▸ **Task to complete**
What is to be printed is the span of lines starting at the one containing "Give me the" and ending at the one containing "63.2, 62.3]", reproduced exactly with pictures left out.

▸ **Material shown**
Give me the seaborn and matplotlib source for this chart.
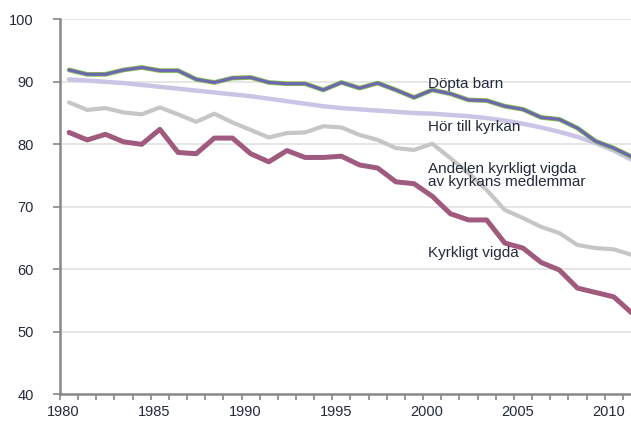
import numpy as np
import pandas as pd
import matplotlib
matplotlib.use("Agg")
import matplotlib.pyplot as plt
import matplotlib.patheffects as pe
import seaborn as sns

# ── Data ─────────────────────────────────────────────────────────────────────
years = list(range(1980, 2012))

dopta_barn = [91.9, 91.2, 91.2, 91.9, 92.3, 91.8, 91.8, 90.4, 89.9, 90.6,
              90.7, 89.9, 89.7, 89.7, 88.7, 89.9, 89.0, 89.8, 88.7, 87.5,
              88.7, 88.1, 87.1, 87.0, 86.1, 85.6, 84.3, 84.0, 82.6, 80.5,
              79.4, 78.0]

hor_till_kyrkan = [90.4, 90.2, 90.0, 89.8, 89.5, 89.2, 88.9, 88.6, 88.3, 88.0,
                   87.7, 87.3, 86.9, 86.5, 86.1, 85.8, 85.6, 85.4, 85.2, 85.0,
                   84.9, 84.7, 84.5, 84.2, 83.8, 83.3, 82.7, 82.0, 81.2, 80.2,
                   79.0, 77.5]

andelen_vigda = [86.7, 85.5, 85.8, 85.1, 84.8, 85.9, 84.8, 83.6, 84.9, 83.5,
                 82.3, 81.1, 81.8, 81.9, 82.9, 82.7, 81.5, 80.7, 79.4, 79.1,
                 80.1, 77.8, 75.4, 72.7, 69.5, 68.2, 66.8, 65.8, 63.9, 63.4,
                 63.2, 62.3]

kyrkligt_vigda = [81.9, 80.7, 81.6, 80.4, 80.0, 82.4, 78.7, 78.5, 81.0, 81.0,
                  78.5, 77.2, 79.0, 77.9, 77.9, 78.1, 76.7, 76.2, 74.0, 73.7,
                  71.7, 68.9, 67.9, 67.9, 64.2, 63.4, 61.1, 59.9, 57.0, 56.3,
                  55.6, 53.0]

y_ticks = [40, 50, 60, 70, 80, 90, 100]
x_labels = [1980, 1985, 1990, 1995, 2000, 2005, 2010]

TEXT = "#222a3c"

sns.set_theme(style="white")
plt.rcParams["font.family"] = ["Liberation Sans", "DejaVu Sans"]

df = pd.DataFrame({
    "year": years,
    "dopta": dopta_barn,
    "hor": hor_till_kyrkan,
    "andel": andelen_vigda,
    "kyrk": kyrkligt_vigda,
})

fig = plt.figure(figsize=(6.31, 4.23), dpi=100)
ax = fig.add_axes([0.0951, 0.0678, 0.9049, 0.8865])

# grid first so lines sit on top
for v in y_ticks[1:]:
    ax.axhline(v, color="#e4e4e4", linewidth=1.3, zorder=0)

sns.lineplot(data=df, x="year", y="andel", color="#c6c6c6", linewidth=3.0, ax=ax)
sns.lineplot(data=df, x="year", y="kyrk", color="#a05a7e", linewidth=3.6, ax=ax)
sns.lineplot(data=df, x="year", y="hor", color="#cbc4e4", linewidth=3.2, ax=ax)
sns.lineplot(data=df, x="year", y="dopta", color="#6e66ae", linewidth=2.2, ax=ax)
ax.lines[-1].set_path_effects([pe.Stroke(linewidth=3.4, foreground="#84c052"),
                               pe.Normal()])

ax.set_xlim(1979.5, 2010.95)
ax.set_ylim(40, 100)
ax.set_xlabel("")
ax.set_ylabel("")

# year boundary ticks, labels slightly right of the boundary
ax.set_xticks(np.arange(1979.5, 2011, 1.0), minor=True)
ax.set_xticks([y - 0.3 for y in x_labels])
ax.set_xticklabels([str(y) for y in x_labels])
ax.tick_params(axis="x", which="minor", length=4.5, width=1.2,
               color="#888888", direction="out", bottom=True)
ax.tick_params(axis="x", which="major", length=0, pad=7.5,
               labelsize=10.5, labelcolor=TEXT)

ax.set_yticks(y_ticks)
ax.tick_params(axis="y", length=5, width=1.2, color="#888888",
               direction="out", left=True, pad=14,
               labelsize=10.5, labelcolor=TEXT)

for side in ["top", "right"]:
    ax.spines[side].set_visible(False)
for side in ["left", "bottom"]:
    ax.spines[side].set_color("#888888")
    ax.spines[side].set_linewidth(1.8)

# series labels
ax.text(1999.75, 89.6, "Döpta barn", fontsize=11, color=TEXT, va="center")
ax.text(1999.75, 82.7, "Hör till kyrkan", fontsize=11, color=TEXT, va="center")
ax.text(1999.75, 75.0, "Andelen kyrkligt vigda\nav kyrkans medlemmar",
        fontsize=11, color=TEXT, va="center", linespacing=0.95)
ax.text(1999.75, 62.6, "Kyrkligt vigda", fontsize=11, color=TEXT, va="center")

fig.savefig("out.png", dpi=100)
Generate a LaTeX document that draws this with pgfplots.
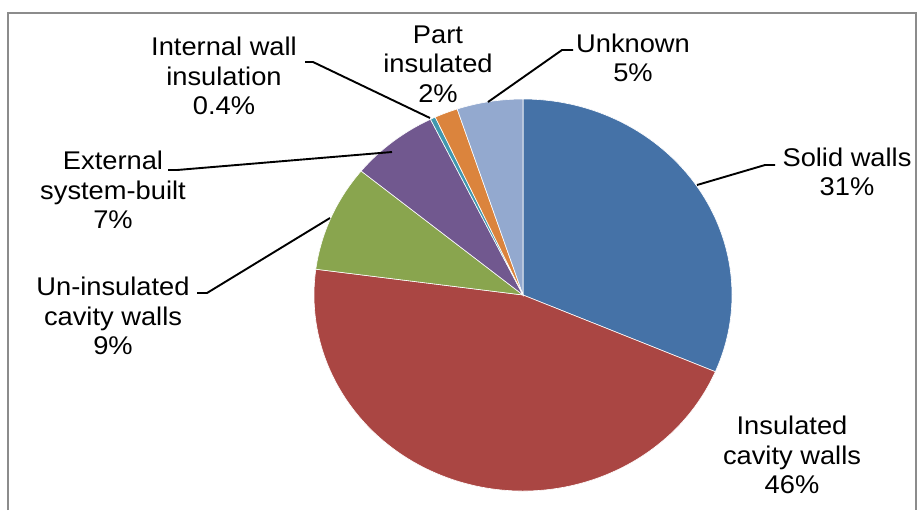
* * *
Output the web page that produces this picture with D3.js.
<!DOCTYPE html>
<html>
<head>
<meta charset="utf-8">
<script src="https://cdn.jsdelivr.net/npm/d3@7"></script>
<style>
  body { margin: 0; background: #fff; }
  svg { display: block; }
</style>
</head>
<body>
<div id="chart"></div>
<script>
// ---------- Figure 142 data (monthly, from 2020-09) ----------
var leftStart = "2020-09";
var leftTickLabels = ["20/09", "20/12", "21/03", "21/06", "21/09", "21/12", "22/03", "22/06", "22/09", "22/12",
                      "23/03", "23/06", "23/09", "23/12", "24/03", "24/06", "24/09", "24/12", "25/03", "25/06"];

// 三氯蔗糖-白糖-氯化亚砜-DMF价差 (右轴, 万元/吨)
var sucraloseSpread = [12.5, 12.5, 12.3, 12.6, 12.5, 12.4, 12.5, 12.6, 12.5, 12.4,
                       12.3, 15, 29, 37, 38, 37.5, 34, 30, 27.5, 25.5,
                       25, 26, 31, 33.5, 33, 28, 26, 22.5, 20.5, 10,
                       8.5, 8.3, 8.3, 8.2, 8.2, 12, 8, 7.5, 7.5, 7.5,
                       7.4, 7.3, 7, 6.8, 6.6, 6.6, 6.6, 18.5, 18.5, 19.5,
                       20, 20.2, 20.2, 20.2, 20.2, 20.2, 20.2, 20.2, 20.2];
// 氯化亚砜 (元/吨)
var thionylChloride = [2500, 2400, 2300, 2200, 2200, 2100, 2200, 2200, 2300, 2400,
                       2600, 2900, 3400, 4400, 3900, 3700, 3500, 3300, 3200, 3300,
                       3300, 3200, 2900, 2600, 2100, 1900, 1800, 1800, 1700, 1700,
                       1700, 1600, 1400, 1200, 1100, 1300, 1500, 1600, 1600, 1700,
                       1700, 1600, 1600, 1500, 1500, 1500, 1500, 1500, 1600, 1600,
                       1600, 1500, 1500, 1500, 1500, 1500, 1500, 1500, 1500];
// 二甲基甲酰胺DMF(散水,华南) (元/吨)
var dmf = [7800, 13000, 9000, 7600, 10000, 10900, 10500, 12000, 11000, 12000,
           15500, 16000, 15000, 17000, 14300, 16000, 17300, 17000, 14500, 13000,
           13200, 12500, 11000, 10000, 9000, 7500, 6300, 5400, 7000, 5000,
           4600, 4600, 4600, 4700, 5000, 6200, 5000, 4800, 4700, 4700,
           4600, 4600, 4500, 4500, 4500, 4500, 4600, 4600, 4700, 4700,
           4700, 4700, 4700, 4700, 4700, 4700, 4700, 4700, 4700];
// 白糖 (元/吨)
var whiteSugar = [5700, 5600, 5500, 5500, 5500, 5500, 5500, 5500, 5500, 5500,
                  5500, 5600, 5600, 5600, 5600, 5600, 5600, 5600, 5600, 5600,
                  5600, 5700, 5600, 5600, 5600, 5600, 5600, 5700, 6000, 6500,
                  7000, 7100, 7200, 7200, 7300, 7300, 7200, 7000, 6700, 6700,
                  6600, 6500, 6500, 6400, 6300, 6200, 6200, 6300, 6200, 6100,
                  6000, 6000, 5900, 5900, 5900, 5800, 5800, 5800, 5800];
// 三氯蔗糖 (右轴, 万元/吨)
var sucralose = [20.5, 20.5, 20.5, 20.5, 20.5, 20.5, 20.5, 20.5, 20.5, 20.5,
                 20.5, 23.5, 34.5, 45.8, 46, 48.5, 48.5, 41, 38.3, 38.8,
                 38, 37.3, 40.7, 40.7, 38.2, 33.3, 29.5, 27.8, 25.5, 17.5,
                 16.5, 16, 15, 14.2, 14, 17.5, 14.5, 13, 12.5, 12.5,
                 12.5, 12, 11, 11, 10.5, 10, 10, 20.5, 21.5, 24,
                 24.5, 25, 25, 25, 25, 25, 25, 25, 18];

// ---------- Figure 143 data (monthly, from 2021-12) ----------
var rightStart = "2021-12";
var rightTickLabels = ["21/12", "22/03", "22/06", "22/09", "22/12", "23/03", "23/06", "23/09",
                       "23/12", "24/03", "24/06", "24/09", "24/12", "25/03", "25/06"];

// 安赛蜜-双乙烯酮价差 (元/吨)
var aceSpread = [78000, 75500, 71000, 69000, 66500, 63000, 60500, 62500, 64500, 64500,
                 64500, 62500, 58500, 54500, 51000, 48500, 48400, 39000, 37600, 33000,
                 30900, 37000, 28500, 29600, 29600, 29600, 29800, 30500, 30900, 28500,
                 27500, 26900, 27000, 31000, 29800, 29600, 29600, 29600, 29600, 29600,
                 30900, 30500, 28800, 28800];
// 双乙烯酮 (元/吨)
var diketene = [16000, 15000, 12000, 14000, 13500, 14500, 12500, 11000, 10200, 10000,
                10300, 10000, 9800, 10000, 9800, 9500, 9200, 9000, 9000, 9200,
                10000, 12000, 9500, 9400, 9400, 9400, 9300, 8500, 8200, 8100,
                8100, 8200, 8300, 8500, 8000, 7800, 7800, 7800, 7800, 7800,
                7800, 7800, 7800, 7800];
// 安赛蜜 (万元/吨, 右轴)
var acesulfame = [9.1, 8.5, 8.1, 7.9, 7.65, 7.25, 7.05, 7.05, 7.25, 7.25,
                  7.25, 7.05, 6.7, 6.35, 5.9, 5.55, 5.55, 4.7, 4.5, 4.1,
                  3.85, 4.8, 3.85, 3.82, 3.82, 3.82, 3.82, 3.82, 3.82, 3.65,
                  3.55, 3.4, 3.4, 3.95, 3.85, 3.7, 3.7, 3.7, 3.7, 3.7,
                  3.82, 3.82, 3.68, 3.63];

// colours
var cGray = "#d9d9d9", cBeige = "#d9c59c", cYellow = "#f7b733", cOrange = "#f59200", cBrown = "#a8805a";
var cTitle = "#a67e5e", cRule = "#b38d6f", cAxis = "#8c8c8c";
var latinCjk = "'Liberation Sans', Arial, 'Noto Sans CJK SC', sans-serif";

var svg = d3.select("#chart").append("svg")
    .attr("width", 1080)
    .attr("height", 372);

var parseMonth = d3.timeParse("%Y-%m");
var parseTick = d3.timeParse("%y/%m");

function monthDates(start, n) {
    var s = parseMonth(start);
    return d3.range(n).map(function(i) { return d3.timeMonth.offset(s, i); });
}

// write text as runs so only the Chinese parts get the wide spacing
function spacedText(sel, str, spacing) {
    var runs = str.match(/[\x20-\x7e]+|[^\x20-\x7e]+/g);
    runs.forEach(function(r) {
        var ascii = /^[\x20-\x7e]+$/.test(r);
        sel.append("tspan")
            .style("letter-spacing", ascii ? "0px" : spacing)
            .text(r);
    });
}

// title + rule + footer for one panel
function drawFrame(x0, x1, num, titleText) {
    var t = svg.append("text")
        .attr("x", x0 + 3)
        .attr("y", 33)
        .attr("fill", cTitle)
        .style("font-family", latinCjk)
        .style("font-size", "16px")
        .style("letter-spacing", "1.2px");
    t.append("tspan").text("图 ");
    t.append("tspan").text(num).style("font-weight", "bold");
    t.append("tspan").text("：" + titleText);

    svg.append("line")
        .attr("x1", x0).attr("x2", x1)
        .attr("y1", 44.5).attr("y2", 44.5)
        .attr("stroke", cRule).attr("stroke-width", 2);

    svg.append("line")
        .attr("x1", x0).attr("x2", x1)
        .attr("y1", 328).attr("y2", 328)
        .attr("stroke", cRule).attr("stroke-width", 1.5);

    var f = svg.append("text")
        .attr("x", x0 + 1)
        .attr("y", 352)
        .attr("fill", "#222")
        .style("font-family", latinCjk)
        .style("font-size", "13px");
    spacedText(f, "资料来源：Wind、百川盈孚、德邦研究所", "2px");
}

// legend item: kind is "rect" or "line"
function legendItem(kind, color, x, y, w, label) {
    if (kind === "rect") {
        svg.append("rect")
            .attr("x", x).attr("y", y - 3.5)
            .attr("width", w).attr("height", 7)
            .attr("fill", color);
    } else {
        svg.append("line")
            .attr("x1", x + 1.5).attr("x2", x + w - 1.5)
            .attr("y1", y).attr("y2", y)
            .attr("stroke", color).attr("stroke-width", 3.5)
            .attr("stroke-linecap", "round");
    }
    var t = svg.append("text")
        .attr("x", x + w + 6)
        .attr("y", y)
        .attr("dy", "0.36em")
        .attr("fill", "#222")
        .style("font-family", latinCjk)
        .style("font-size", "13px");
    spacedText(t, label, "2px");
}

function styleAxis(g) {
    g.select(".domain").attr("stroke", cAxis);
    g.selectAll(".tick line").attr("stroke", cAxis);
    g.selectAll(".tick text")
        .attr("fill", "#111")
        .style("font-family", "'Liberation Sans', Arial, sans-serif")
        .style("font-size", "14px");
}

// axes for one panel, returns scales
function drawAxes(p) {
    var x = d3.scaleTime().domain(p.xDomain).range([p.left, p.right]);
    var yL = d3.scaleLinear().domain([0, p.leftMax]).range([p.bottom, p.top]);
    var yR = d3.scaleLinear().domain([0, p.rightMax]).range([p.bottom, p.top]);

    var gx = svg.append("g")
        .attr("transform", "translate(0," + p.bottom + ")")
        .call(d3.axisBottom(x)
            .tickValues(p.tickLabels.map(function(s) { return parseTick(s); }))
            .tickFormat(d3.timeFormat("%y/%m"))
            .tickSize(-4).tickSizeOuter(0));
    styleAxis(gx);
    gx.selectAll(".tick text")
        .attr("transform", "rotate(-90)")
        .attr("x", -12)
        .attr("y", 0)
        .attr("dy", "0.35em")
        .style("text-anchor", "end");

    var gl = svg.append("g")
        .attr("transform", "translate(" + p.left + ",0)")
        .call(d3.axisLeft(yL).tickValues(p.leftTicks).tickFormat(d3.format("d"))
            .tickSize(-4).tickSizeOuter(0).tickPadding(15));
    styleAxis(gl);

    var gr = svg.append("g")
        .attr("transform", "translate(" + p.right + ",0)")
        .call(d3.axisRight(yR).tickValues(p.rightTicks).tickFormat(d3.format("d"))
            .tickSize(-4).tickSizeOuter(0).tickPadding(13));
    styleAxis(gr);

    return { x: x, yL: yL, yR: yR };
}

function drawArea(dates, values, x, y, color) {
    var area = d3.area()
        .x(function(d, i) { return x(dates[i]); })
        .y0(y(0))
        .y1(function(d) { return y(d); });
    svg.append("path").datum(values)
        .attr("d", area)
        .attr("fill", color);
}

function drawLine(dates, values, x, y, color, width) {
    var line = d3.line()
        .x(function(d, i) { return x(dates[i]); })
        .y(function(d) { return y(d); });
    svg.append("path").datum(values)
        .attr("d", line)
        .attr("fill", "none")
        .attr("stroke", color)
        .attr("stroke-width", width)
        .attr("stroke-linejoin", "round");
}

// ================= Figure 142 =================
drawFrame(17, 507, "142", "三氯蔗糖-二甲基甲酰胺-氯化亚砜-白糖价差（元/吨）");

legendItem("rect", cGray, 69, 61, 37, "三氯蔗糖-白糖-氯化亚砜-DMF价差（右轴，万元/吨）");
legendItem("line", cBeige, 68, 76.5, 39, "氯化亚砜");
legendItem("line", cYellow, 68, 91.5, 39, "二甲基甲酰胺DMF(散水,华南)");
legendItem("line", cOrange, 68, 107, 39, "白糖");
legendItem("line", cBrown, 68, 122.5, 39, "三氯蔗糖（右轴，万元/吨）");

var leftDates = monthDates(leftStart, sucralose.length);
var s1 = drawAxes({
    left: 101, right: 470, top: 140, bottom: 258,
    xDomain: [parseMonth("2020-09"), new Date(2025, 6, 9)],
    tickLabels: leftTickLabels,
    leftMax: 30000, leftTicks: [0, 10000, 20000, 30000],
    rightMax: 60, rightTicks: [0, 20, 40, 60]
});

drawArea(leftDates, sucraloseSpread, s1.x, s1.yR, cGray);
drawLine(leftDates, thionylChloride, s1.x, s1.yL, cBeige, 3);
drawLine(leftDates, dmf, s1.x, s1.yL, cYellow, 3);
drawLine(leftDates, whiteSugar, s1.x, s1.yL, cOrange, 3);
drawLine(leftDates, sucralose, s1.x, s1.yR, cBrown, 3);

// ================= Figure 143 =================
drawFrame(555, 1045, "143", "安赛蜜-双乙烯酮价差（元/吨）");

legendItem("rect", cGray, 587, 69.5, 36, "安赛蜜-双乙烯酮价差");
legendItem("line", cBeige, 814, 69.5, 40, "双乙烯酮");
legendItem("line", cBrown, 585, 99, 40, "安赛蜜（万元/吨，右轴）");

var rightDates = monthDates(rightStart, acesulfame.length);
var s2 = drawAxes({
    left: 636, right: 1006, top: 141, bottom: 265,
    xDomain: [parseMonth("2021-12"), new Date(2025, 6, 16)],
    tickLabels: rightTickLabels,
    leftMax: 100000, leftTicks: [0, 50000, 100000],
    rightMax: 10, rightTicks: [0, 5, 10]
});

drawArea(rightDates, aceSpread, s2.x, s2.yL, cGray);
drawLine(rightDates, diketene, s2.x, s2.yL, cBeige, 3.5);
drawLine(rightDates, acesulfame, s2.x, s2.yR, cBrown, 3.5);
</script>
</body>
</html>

▸ **Problem solution**
Give me the seaborn and matplotlib source for this chart.
import numpy as np
import pandas as pd
import matplotlib
matplotlib.use("Agg")
import matplotlib.pyplot as plt
import matplotlib.patheffects as pe
import seaborn as sns

# ── Data ─────────────────────────────────────────────────────────────────────
years = list(range(1980, 2012))

dopta_barn = [91.9, 91.2, 91.2, 91.9, 92.3, 91.8, 91.8, 90.4, 89.9, 90.6,
              90.7, 89.9, 89.7, 89.7, 88.7, 89.9, 89.0, 89.8, 88.7, 87.5,
              88.7, 88.1, 87.1, 87.0, 86.1, 85.6, 84.3, 84.0, 82.6, 80.5,
              79.4, 78.0]

hor_till_kyrkan = [90.4, 90.2, 90.0, 89.8, 89.5, 89.2, 88.9, 88.6, 88.3, 88.0,
                   87.7, 87.3, 86.9, 86.5, 86.1, 85.8, 85.6, 85.4, 85.2, 85.0,
                   84.9, 84.7, 84.5, 84.2, 83.8, 83.3, 82.7, 82.0, 81.2, 80.2,
                   79.0, 77.5]

andelen_vigda = [86.7, 85.5, 85.8, 85.1, 84.8, 85.9, 84.8, 83.6, 84.9, 83.5,
                 82.3, 81.1, 81.8, 81.9, 82.9, 82.7, 81.5, 80.7, 79.4, 79.1,
                 80.1, 77.8, 75.4, 72.7, 69.5, 68.2, 66.8, 65.8, 63.9, 63.4,
                 63.2, 62.3]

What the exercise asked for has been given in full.